The great merit of Justice Khan's judgment is how he demonstrates that the 1986 order for opening the locks was both politically and judicially mala fide. In his separate nine-page order, Justice Sharma strongly affirms the 1986 order, holding that Hindus were already in possession of the site since 1950, and that the structure had already been demolished and the order only maintained the control of Hindus. He thus legitimises the illegality of both December 1949 and December 1992.

Justice Agarwal refrains from expressing any opinion on this matter since the main suit itself had been decided, the 1986 order being an interim order that could not outlive the final decision. His is an example of discretion being the better part of valour.

What are the limits of Article 25? Can the argument of essential aspects of religion be stretched to include beliefs under Article 25, which guarantees the right to profess and practise religion freely?

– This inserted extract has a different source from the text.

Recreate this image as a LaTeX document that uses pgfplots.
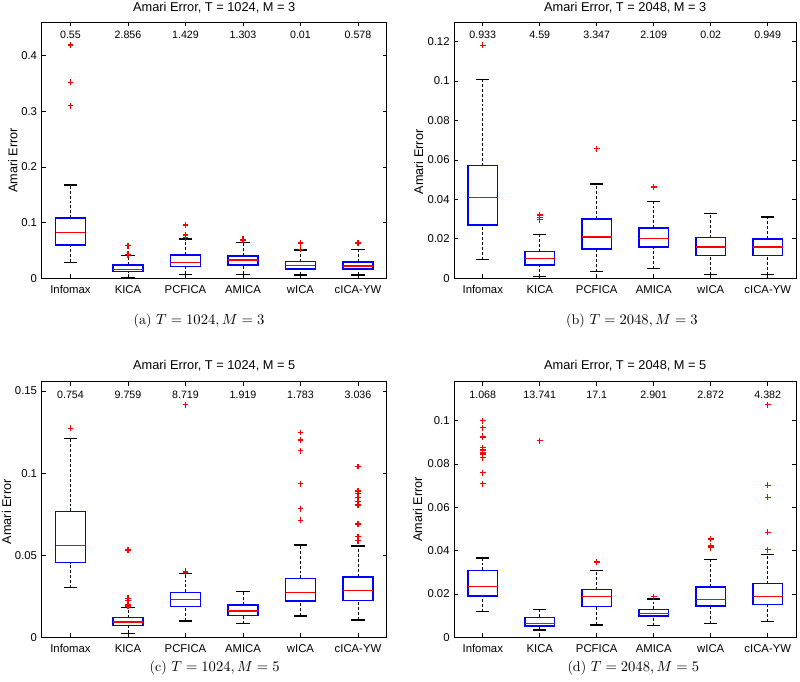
\documentclass[border=0pt]{standalone}
\usepackage{pgfplots}
\pgfplotsset{compat=1.18}
\usepgfplotslibrary{statistics}
\usepackage{fontspec}
\newfontfamily\hv{Liberation Sans}
\newcommand{\tickfont}{\hv\fontsize{8.5}{10}\selectfont}
\newcommand{\numfont}{\hv\fontsize{8}{10}\selectfont}
\newcommand{\titlefont}{\hv\fontsize{9.6}{12}\selectfont}
\newcommand{\labfont}{\hv\fontsize{9.5}{11}\selectfont}
% box with outliers
\newcommand{\bx}[7]{%
  \addplot[red, mark=+, mark size=2.2pt, mark options={solid,line width=0.9pt},
    boxplot prepared={draw position=#1, lower whisker=#2, lower quartile=#3,
      median=#4, upper quartile=#5, upper whisker=#6}]
    table[row sep=\\, y index=0] {y\\ #7};}
% box without outliers
\newcommand{\bxn}[6]{%
  \addplot[red, mark=+, mark size=2.2pt, mark options={solid,line width=0.9pt},
    boxplot prepared={draw position=#1, lower whisker=#2, lower quartile=#3,
      median=#4, upper quartile=#5, upper whisker=#6}]
    coordinates {};}
\definecolor{mblue}{RGB}{0,0,255}
\begin{document}
\begin{tikzpicture}
\path[use as bounding box, fill=white] (0,0) rectangle (600pt,511.5pt);
\pgfplotsset{
  amari/.style={
    scale only axis, clip=false,
    anchor=south west,
    xmin=0.5, xmax=6.5, ymin=0,
    xtick={1,2,3,4,5,6},
    xticklabels={Infomax,KICA,PCFICA,AMICA,wICA,cICA-YW},
    tick align=inside, tick pos=both,
    major tick length=3pt,
    axis line style={line width=0.75pt},
    tick style={black, line width=0.6pt},
    ticklabel style={font=\tickfont},
    xticklabel style={yshift=-2pt},
    boxplot/draw direction=y,
    boxplot/box extend=0.52,
    boxplot/whisker extend=0.23,
    boxplot/every box/.style={draw=mblue, line width=1.2pt},
    boxplot/every median/.style={draw=red, line width=1pt},
    boxplot/draw/lower whisker/.code={%
      \draw[black, line width=0.6pt, dash pattern=on 2.2pt off 1.5pt]
        (boxplot box cs:\pgfplotsboxplotvalue{lower whisker},0.5) --
        (boxplot box cs:\pgfplotsboxplotvalue{lower quartile},0.5);
      \draw[black, line width=0.9pt, solid]
        (boxplot whisker cs:\pgfplotsboxplotvalue{lower whisker},0) --
        (boxplot whisker cs:\pgfplotsboxplotvalue{lower whisker},1);
    },
    boxplot/draw/upper whisker/.code={%
      \draw[black, line width=0.6pt, dash pattern=on 2.2pt off 1.5pt]
        (boxplot box cs:\pgfplotsboxplotvalue{upper quartile},0.5) --
        (boxplot box cs:\pgfplotsboxplotvalue{upper whisker},0.5);
      \draw[black, line width=0.9pt, solid]
        (boxplot whisker cs:\pgfplotsboxplotvalue{upper whisker},0) --
        (boxplot whisker cs:\pgfplotsboxplotvalue{upper whisker},1);
    },
  },
}

% ---------- (a) T=1024, M=3
\begin{axis}[amari, at={(31.3pt,302.8pt)}, width=258.75pt, height=192pt,
  ymax=0.46, ytick={0,0.1,0.2,0.3,0.4}, yticklabels={0,0.1,0.2,0.3,0.4}]
\bx{1}{0.0287}{0.0599}{0.082}{0.1078}{0.1677}{0.419\\ 0.352\\ 0.310\\}
\bx{2}{0.0018}{0.012}{0.0162}{0.024}{0.0407}{0.0587\\ 0.0431\\ 0.0425\\}
\bx{3}{0.0072}{0.021}{0.028}{0.0419}{0.0707}{0.0958\\ 0.0778\\ 0.073\\}
\bx{4}{0.0072}{0.024}{0.033}{0.040}{0.0647}{0.070\\ 0.0685\\}
\bx{5}{0.006}{0.0162}{0.0228}{0.030}{0.0509}{0.0635\\ 0.052\\}
\bx{6}{0.006}{0.0162}{0.0222}{0.029}{0.0515}{0.0635\\}
\node[font=\numfont] at (axis cs:1,0.437) {0.55};
\node[font=\numfont] at (axis cs:2,0.437) {2.856};
\node[font=\numfont] at (axis cs:3,0.437) {1.429};
\node[font=\numfont] at (axis cs:4,0.437) {1.303};
\node[font=\numfont] at (axis cs:5,0.437) {0.01};
\node[font=\numfont] at (axis cs:6,0.437) {0.578};
\node[font=\titlefont] at (axis cs:3.5,0.486) {Amari Error, T = 1024, M = 3};
\node[font=\labfont, rotate=90] at (axis cs:-0.004,0.212) {Amari Error};
\end{axis}

% ---------- (b) T=2048, M=3
\begin{axis}[amari, at={(340.7pt,302.8pt)}, width=256.5pt, height=192pt,
  ymax=0.1298, ytick={0,0.02,0.04,0.06,0.08,0.1,0.12},
  yticklabels={0,0.02,0.04,0.06,0.08,0.1,0.12}]
\bx{1}{0.0095}{0.027}{0.0409}{0.0571}{0.1006}{0.1181\\}
\bx{2}{0.0008}{0.0068}{0.0101}{0.0135}{0.0221}{0.0321\\ 0.0310\\ 0.0296\\}
\bx{3}{0.0034}{0.0149}{0.021}{0.0301}{0.0478}{0.0657\\}
\bx{4}{0.0049}{0.0157}{0.0203}{0.0254}{0.0389}{0.0463\\}
\bxn{5}{0.0019}{0.0115}{0.0159}{0.0206}{0.0328}
\bxn{6}{0.0019}{0.0115}{0.0159}{0.0199}{0.0311}
\node[font=\numfont] at (axis cs:1,0.1235) {0.933};
\node[font=\numfont] at (axis cs:2,0.1235) {4.59};
\node[font=\numfont] at (axis cs:3,0.1235) {3.347};
\node[font=\numfont] at (axis cs:4,0.1235) {2.109};
\node[font=\numfont] at (axis cs:5,0.1235) {0.02};
\node[font=\numfont] at (axis cs:6,0.1235) {0.949};
\node[font=\titlefont] at (axis cs:3.5,0.1372) {Amari Error, T = 2048, M = 3};
\node[font=\labfont, rotate=90] at (axis cs:-0.126,0.059) {Amari Error};
\end{axis}

% ---------- (c) T=1024, M=5
\begin{axis}[amari, at={(31.3pt,33.5pt)}, width=258.75pt, height=191.7pt,
  ymax=0.1557, ytick={0,0.05,0.1,0.15}, yticklabels={0,0.05,0.1,0.15}]
\bx{1}{0.0302}{0.0455}{0.056}{0.0767}{0.1212}{0.1273\\}
\bx{2}{0.0024}{0.0073}{0.0093}{0.012}{0.0183}{0.0532\\ 0.0238\\ 0.0223\\ 0.0200\\ 0.0195\\ 0.0190\\}
\bx{3}{0.0099}{0.0189}{0.0231}{0.0274}{0.0388}{0.1417\\ 0.0402\\ 0.0398\\}
\bxn{4}{0.0083}{0.0132}{0.016}{0.0197}{0.0278}
\bx{5}{0.013}{0.0221}{0.0274}{0.0359}{0.0562}{0.1248\\ 0.1202\\ 0.1137\\ 0.0936\\ 0.0784\\ 0.0713\\}
\bx{6}{0.0106}{0.0225}{0.0284}{0.0367}{0.0556}{0.1041\\ 0.0891\\ 0.0877\\ 0.0851\\ 0.0826\\ 0.0806\\ 0.069\\ 0.0613\\ 0.0589\\}
\node[font=\numfont] at (axis cs:1,0.1479) {0.754};
\node[font=\numfont] at (axis cs:2,0.1479) {9.759};
\node[font=\numfont] at (axis cs:3,0.1479) {8.719};
\node[font=\numfont] at (axis cs:4,0.1479) {1.919};
\node[font=\numfont] at (axis cs:5,0.1479) {1.783};
\node[font=\numfont] at (axis cs:6,0.1479) {3.036};
\node[font=\titlefont] at (axis cs:3.5,0.1655) {Amari Error, T = 1024, M = 5};
\node[font=\labfont, rotate=90] at (axis cs:-0.109,0.0765) {Amari Error};
\end{axis}

% ---------- (d) T=2048, M=5
\begin{axis}[amari, at={(340.7pt,33.5pt)}, width=256.5pt, height=191.7pt,
  ymax=0.118, ytick={0,0.02,0.04,0.06,0.08,0.1},
  yticklabels={0,0.02,0.04,0.06,0.08,0.1}]
\bx{1}{0.0118}{0.0192}{0.0235}{0.0309}{0.0366}{0.1\\ 0.0968\\ 0.0929\\ 0.0923\\ 0.0875\\ 0.0865\\ 0.0855\\ 0.0846\\ 0.0829\\ 0.076\\ 0.0709\\}
\bx{2}{0.0034}{0.0051}{0.0063}{0.0092}{0.0129}{0.0908\\}
\bx{3}{0.0057}{0.0143}{0.0188}{0.022}{0.0308}{0.0348\\}
\bx{4}{0.0054}{0.0098}{0.0111}{0.0129}{0.0177}{0.0188\\}
\bx{5}{0.0063}{0.0145}{0.0175}{0.0232}{0.036}{0.0454\\ 0.0422\\ 0.0414\\}
\bx{6}{0.0072}{0.0152}{0.0188}{0.0248}{0.0382}{0.1074\\ 0.0702\\ 0.0646\\ 0.0485\\ 0.0405\\}
\node[font=\numfont] at (axis cs:1,0.1121) {1.068};
\node[font=\numfont] at (axis cs:2,0.1121) {13.741};
\node[font=\numfont] at (axis cs:3,0.1121) {17.1};
\node[font=\numfont] at (axis cs:4,0.1121) {2.901};
\node[font=\numfont] at (axis cs:5,0.1121) {2.872};
\node[font=\numfont] at (axis cs:6,0.1121) {4.382};
\node[font=\titlefont] at (axis cs:3.5,0.1254) {Amari Error, T = 2048, M = 5};
\node[font=\labfont, rotate=90] at (axis cs:-0.143,0.059) {Amari Error};
\end{axis}

% captions
\node[font=\fontsize{10.5}{12}\selectfont] at (149.25pt,270.75pt) {(a) $T = 1024, M = 3$};
\node[font=\fontsize{10.5}{12}\selectfont] at (474pt,270.75pt) {(b) $T = 2048, M = 3$};
\node[font=\fontsize{10.5}{12}\selectfont] at (161pt,10.5pt) {(c) $T = 1024, M = 5$};
\node[font=\fontsize{10.5}{12}\selectfont] at (475pt,10.5pt) {(d) $T = 2048, M = 5$};
\end{tikzpicture}
\end{document}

There are two aspects of this matter. Article 25 is not an absolute right but a highly qualified right. It has been made expressly subject not only to public order, morality and health, but also to other provisions of Part III of the Constitution. In other words, the right under Article 25 has to be reconciled with all other fundamental rights. Article 25 is not an island of immunity, in the name of religion, but has to be reconciled with the other fundamental rights guaranteed by the Constitution. Secondly, it confers the right to freedom of religion equally on all religions.

To limit Article 25 to Hindus is to subvert its essential character and defeat its very purpose. Muslims, equally with Hindus, are entitled to Article 25. The provision cannot be invoked to transplant or impose the beliefs and practices of one religion upon the adherents of another.